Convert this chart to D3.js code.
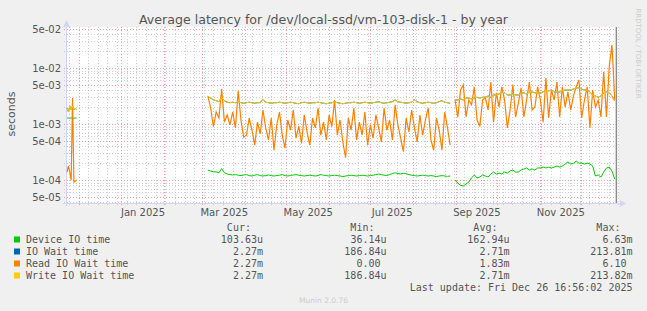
<!DOCTYPE html>
<html>
<head>
<meta charset="utf-8">
<script src="https://cdn.jsdelivr.net/npm/d3@7"></script>
<style>
  body { margin: 0; background: #f0f0f0; }
  svg { display: block; }
  text { font-family: "DejaVu Sans", sans-serif; fill: #555; }
  .mono { font-family: "DejaVu Sans Mono", monospace; font-size: 10px; }
</style>
</head>
<body>
<svg id="chart" width="647" height="311"></svg>
<script>
// three runs of data (the gaps have no samples)
const segStarts = ["2024-11-22T16:00", "2025-03-05T00:00", "2025-08-31T12:00"];
const segStepDays = [1, 2, 2];

// values in milliseconds, one array per run
const deviceIO = [
  [1.28, 1.28, 1.27, 1.28, 1.28, 1.27, 1.28, 1.28],
  [0.15, 0.145, 0.14, 0.14, 0.135, 0.16, 0.135, 0.128, 0.125, 0.123, 0.125, 0.122, 0.12, 0.123, 0.125, 0.12, 0.118, 0.122, 0.125, 0.12,
   0.118, 0.12, 0.123, 0.12, 0.118, 0.12, 0.122, 0.125, 0.12, 0.118, 0.12, 0.123, 0.125, 0.122, 0.12, 0.118, 0.12, 0.122, 0.12, 0.118,
   0.12, 0.125, 0.122, 0.12, 0.118, 0.12, 0.122, 0.12, 0.118, 0.115, 0.118, 0.12, 0.122, 0.12, 0.118, 0.12, 0.122, 0.12, 0.118, 0.12,
   0.122, 0.125, 0.128, 0.125, 0.122, 0.12, 0.125, 0.13, 0.135, 0.13, 0.128, 0.132, 0.13, 0.125, 0.122, 0.12, 0.118, 0.12, 0.122, 0.12,
   0.118, 0.12, 0.118, 0.115, 0.118, 0.12, 0.118, 0.116, 0.118],
  [0.1, 0.088, 0.081, 0.078, 0.085, 0.092, 0.109, 0.123, 0.109, 0.113, 0.123, 0.118, 0.113, 0.128, 0.139, 0.128, 0.133, 0.128, 0.139, 0.133,
   0.145, 0.151, 0.139, 0.139, 0.151, 0.157, 0.164, 0.151, 0.157, 0.151, 0.164, 0.164, 0.17, 0.164, 0.17, 0.164, 0.17, 0.178, 0.17, 0.178,
   0.193, 0.21, 0.193, 0.2, 0.218, 0.2, 0.2, 0.193, 0.2, 0.193, 0.178, 0.118, 0.123, 0.113, 0.139, 0.164, 0.17, 0.145, 0.104]
];

const readWait = [
  [0.139, 0.178, 0.139, 0.1, 2.9, 0.092, 0.096, 0.1],
  [3.16, 1.93, 0.9, 1.64, 1.28, 4.2, 1.08, 1.45, 0.96, 1.64, 0.85, 3.9, 1.18, 0.58, 0.63, 1.28, 0.78, 0.42, 1.08, 0.67,
   1.78, 0.85, 0.52, 1.28, 0.34, 0.96, 1.64, 0.63, 0.37, 1.18, 0.78, 1.78, 0.56, 0.92, 0.45, 1.45, 0.72, 0.42, 1.28, 0.85,
   1.93, 0.63, 1.08, 0.52, 1.45, 0.9, 2.68, 0.63, 1.18, 0.48, 0.25, 1.28, 0.78, 1.93, 0.52, 1.08, 0.63, 1.64, 0.42, 0.96,
   0.56, 1.45, 0.85, 0.48, 1.93, 0.78, 1.18, 0.52, 2.2, 0.96, 0.56, 0.32, 1.28, 0.72, 1.78, 0.85, 0.48, 1.45, 0.63, 1.18,
   1.93, 0.52, 0.34, 1.28, 0.78, 0.34, 1.64, 0.85, 0.42],
  [2.68, 1.33, 4.05, 5.0, 1.33, 2.68, 2.2, 4.6, 1.18, 0.9, 2.68, 3.0, 1.78, 5.6, 1.08, 3.6, 2.0, 4.6, 2.68, 0.85,
   1.78, 5.0, 1.33, 2.38, 4.4, 1.33, 2.68, 5.6, 1.78, 2.0, 4.6, 2.68, 1.08, 6.6, 1.28, 4.05, 2.68, 5.6, 1.33, 4.6,
   2.0, 3.73, 1.78, 3.16, 4.6, 6.1, 1.28, 2.68, 4.6, 0.85, 4.05, 2.0, 2.68, 1.33, 8.5, 1.33, 10.4, 25.8, 2.68]
];

const writeWait = [
  [1.93, 1.64, 2.1, 1.78, 2.1, 1.78, 1.93, 1.78],
  [3.1, 2.9, 2.7, 2.6, 2.5, 3.0, 2.6, 2.45, 2.4, 2.45, 2.4, 2.5, 2.4, 2.35, 2.4, 2.45, 2.4, 2.35, 2.4, 2.4,
   2.8, 2.45, 2.4, 2.35, 2.4, 2.4, 2.45, 2.4, 2.35, 2.4, 2.45, 2.4, 2.35, 2.3, 2.4, 2.45, 2.4, 2.35, 2.4, 2.4,
   2.45, 2.4, 2.35, 2.3, 2.35, 2.4, 2.5, 2.4, 2.35, 2.3, 2.35, 2.4, 2.4, 2.45, 2.4, 2.35, 2.4, 2.45, 2.4, 2.35,
   2.4, 2.45, 2.5, 2.4, 2.35, 2.4, 2.45, 2.5, 2.7, 2.5, 2.45, 2.4, 2.35, 2.4, 2.45, 2.7, 2.5, 2.4, 2.35, 2.4,
   2.45, 2.4, 2.35, 2.4, 2.5, 2.6, 2.45, 2.4, 2.35],
  [2.68, 2.68, 2.8, 2.68, 2.91, 2.91, 2.8, 2.91, 3.0, 2.91, 3.0, 3.0, 3.16, 3.0, 3.3, 3.3, 3.43, 3.73, 3.6, 3.3,
   3.3, 3.43, 3.3, 3.3, 3.6, 3.6, 3.43, 3.73, 3.73, 3.6, 3.6, 3.6, 3.73, 4.05, 3.9, 4.05, 3.73, 3.73, 3.73, 3.9,
   4.05, 4.05, 4.05, 4.2, 4.4, 4.4, 4.2, 4.05, 4.05, 3.73, 3.3, 3.16, 3.0, 3.16, 3.6, 3.73, 3.6, 3.16, 2.57]
];

// IO wait equals write wait at this resolution, so yellow covers the blue line
const ioWait = writeWait;

const legendLabels = ["Device IO time", "IO Wait time", "Read IO Wait time", "Write IO Wait time"];
const legendColors = ["#00cc00", "#0066b3", "#ff8000", "#ffcc00"];
const curVals = ["103.63u", "2.27m", "2.27m", "2.27m"];
const minVals = ["36.14u", "186.84u", "0.00", "186.84u"];
const avgVals = ["162.94u", "2.71m", "1.83m", "2.71m"];
const maxVals = ["6.63m", "213.81m", "6.10", "213.82m"];

const yTicks = [5e-5, 1e-4, 5e-4, 1e-3, 5e-3, 1e-2, 5e-2];
const yTickLabels = ["5e-05", "1e-04", "5e-04", "1e-03", "5e-03", "1e-02", "5e-02"];
const xLabelMonths = ["2025-01-01", "2025-03-01", "2025-05-01", "2025-07-01", "2025-09-01", "2025-11-01"];
const lastUpdate = "2025-12-26T16:56:02";

let svg = d3.select("#chart");
let plot = { left: 67, right: 619, top: 27, bottom: 203 };

let x = d3.scaleTime()
  .domain([new Date("2024-11-22T15:30"), new Date("2025-12-28T14:30")])
  .range([plot.left, plot.right]);
let y = d3.scaleLog().domain([3.89e-5, 0.0539]).range([plot.bottom, plot.top]);

svg.append("rect").attr("x", plot.left).attr("y", plot.top)
  .attr("width", plot.right - plot.left).attr("height", plot.bottom - plot.top)
  .attr("fill", "#fff");

let grid = svg.append("g").attr("shape-rendering", "crispEdges");

// minor horizontal grid
let minorY = [];
for (let k = -5; k <= -2; k++) {
  for (let m = 1; m <= 9; m++) {
    let v = m * Math.pow(10, k);
    if (v < y.domain()[0] || v > y.domain()[1]) continue;
    if (yTicks.some(t => Math.abs(t - v) / t < 1e-6)) continue;
    minorY.push(v);
  }
}
grid.selectAll(".hmin").data(minorY).enter().append("line")
  .attr("x1", plot.left - 3).attr("x2", plot.right)
  .attr("y1", d => Math.round(y(d)) + 0.5).attr("y2", d => Math.round(y(d)) + 0.5)
  .attr("stroke", "#cfcfcf").attr("stroke-dasharray", "1,2");

// minor vertical grid (weeks)
let weeks = d3.timeSunday.range(x.domain()[0], x.domain()[1]).filter(d => d.getDate() !== 1);
grid.selectAll(".vmin").data(weeks).enter().append("line")
  .attr("x1", d => Math.round(x(d)) + 0.5).attr("x2", d => Math.round(x(d)) + 0.5)
  .attr("y1", plot.top).attr("y2", plot.bottom + 3)
  .attr("stroke", "#cfcfcf").attr("stroke-dasharray", "1,2");

// major grid
grid.selectAll(".hmaj").data(yTicks).enter().append("line")
  .attr("x1", plot.left - 3).attr("x2", plot.right)
  .attr("y1", d => Math.round(y(d)) + 0.5).attr("y2", d => Math.round(y(d)) + 0.5)
  .attr("stroke", "#f0a0a0").attr("stroke-dasharray", "1,2");

let months = d3.timeMonth.range(x.domain()[0], x.domain()[1]);
grid.selectAll(".vmaj").data(months).enter().append("line")
  .attr("x1", d => Math.round(x(d)) + 0.5).attr("x2", d => Math.round(x(d)) + 0.5)
  .attr("y1", plot.top).attr("y2", plot.bottom + 3)
  .attr("stroke", "#f0a0a0").attr("stroke-dasharray", "1,2");

// axis lines + arrows
svg.append("line").attr("x1", plot.left - 4).attr("x2", plot.right + 2)
  .attr("y1", plot.bottom + 0.5).attr("y2", plot.bottom + 0.5).attr("stroke", "#cfd6f8");
svg.append("line").attr("x1", plot.left - 0.5).attr("x2", plot.left - 0.5)
  .attr("y1", plot.bottom + 3).attr("y2", plot.top - 2).attr("stroke", "#cfd6f8");
svg.append("path").attr("d", `M${plot.right + 1},${plot.bottom - 3}L${plot.right + 7},${plot.bottom + 0.5}L${plot.right + 1},${plot.bottom + 4}Z`)
  .attr("fill", "#cfd6f8");
svg.append("path").attr("d", `M${plot.left - 4},${plot.top}L${plot.left - 0.5},${plot.top - 7}L${plot.left + 3},${plot.top}Z`)
  .attr("fill", "#cfd6f8");

// axis labels
let xLabelDates = xLabelMonths.map(s => {
  let m = new Date(s + "T00:00");
  return new Date((+m + +d3.timeMonth.offset(m, 1)) / 2);
});
let xAxis = svg.append("g").attr("transform", `translate(0,${plot.bottom})`)
  .call(d3.axisBottom(x).tickValues(xLabelDates).tickSize(0).tickPadding(6).tickFormat(d3.timeFormat("%b %Y")));
xAxis.select(".domain").remove();
xAxis.selectAll("text").attr("font-size", 10).attr("font-family", "DejaVu Sans").attr("fill", "#555");

let yAxis = svg.append("g").attr("transform", `translate(${plot.left},0)`)
  .call(d3.axisLeft(y).tickValues(yTicks).tickSize(0).tickPadding(6).tickFormat((d, i) => yTickLabels[i]));
yAxis.select(".domain").remove();
yAxis.selectAll("text").attr("font-size", 10).attr("font-family", "DejaVu Sans").attr("fill", "#555");

svg.append("text").attr("transform", "translate(15,114) rotate(-90)")
  .attr("text-anchor", "middle").attr("font-size", 11).text("seconds");

svg.append("text").attr("x", 323.5).attr("y", 23.5).attr("text-anchor", "middle")
  .attr("font-size", 12.6).text("Average latency for /dev/local-ssd/vm-103-disk-1 - by year");

svg.append("text").attr("transform", "translate(637.5,53.5) rotate(90)")
  .attr("text-anchor", "middle").attr("dominant-baseline", "central")
  .attr("font-size", 7).style("fill", "#ccc").text("RRDTOOL / TOBI OETIKER");

// series
let line = d3.line().x(d => x(d.date)).y(d => y(d.value));
function toPoints(runs) {
  return runs.map((vals, s) => vals.map((v, i) => ({
    date: d3.timeDay.offset(new Date(segStarts[s]), i * segStepDays[s]),
    value: v / 1000
  })));
}
let series = [deviceIO, ioWait, readWait, writeWait];
let lines = svg.append("g");
series.forEach((runs, k) => {
  toPoints(runs).forEach(pts => {
    lines.append("path").datum(pts).attr("d", line)
      .attr("fill", "none").attr("stroke", legendColors[k]).attr("stroke-width", k === 2 ? 1.2 : 1);
  });
});

// last update marker
svg.append("line")
  .attr("x1", x(new Date(lastUpdate))).attr("x2", x(new Date(lastUpdate)))
  .attr("y1", plot.top).attr("y2", plot.bottom)
  .attr("stroke", "#8c8c8c").attr("stroke-width", 1.5);

// legend
let cw = 6.02;
let colEnds = [263, 386.5, 509.5, 632.5];
let legend = svg.append("g").attr("class", "mono");
["Cur:", "Min:", "Avg:", "Max:"].forEach((h, j) => {
  legend.append("text").attr("class", "mono").attr("x", colEnds[j] - 2 * cw).attr("y", 231)
    .attr("text-anchor", "end").text(h);
});
legendLabels.forEach((lab, i) => {
  let by = 243 + i * 12;
  legend.append("rect").attr("x", 14).attr("y", by - 6.5).attr("width", 6).attr("height", 6)
    .attr("fill", legendColors[i]);
  legend.append("text").attr("class", "mono").attr("x", 26).attr("y", by).text(lab);
  [curVals[i], minVals[i], avgVals[i], maxVals[i]].forEach((v, j) => {
    let end = /\d$/.test(v) ? colEnds[j] - cw : colEnds[j];
    legend.append("text").attr("class", "mono").attr("x", end).attr("y", by)
      .attr("text-anchor", "end").text(v);
  });
});
legend.append("text").attr("class", "mono").attr("x", 632.5).attr("y", 291)
  .attr("text-anchor", "end").text("Last update: Fri Dec 26 16:56:02 2025");

svg.append("text").attr("x", 323.5).attr("y", 303).attr("text-anchor", "middle")
  .attr("font-size", 7.5).style("fill", "#ccc").text("Munin 2.0.76");
</script>
</body>
</html>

# STATED TASK
Return, unchanged, the lines from the first line of the material through the line that holds "const segStepDays = [1, 2, 2];", inclusive, omitting pictures.

# SOLUTION TO THIS TASK
Convert this chart to D3.js code.
<!DOCTYPE html>
<html>
<head>
<meta charset="utf-8">
<script src="https://cdn.jsdelivr.net/npm/d3@7"></script>
<style>
  body { margin: 0; background: #f0f0f0; }
  svg { display: block; }
  text { font-family: "DejaVu Sans", sans-serif; fill: #555; }
  .mono { font-family: "DejaVu Sans Mono", monospace; font-size: 10px; }
</style>
</head>
<body>
<svg id="chart" width="647" height="311"></svg>
<script>
// three runs of data (the gaps have no samples)
const segStarts = ["2024-11-22T16:00", "2025-03-05T00:00", "2025-08-31T12:00"];
const segStepDays = [1, 2, 2];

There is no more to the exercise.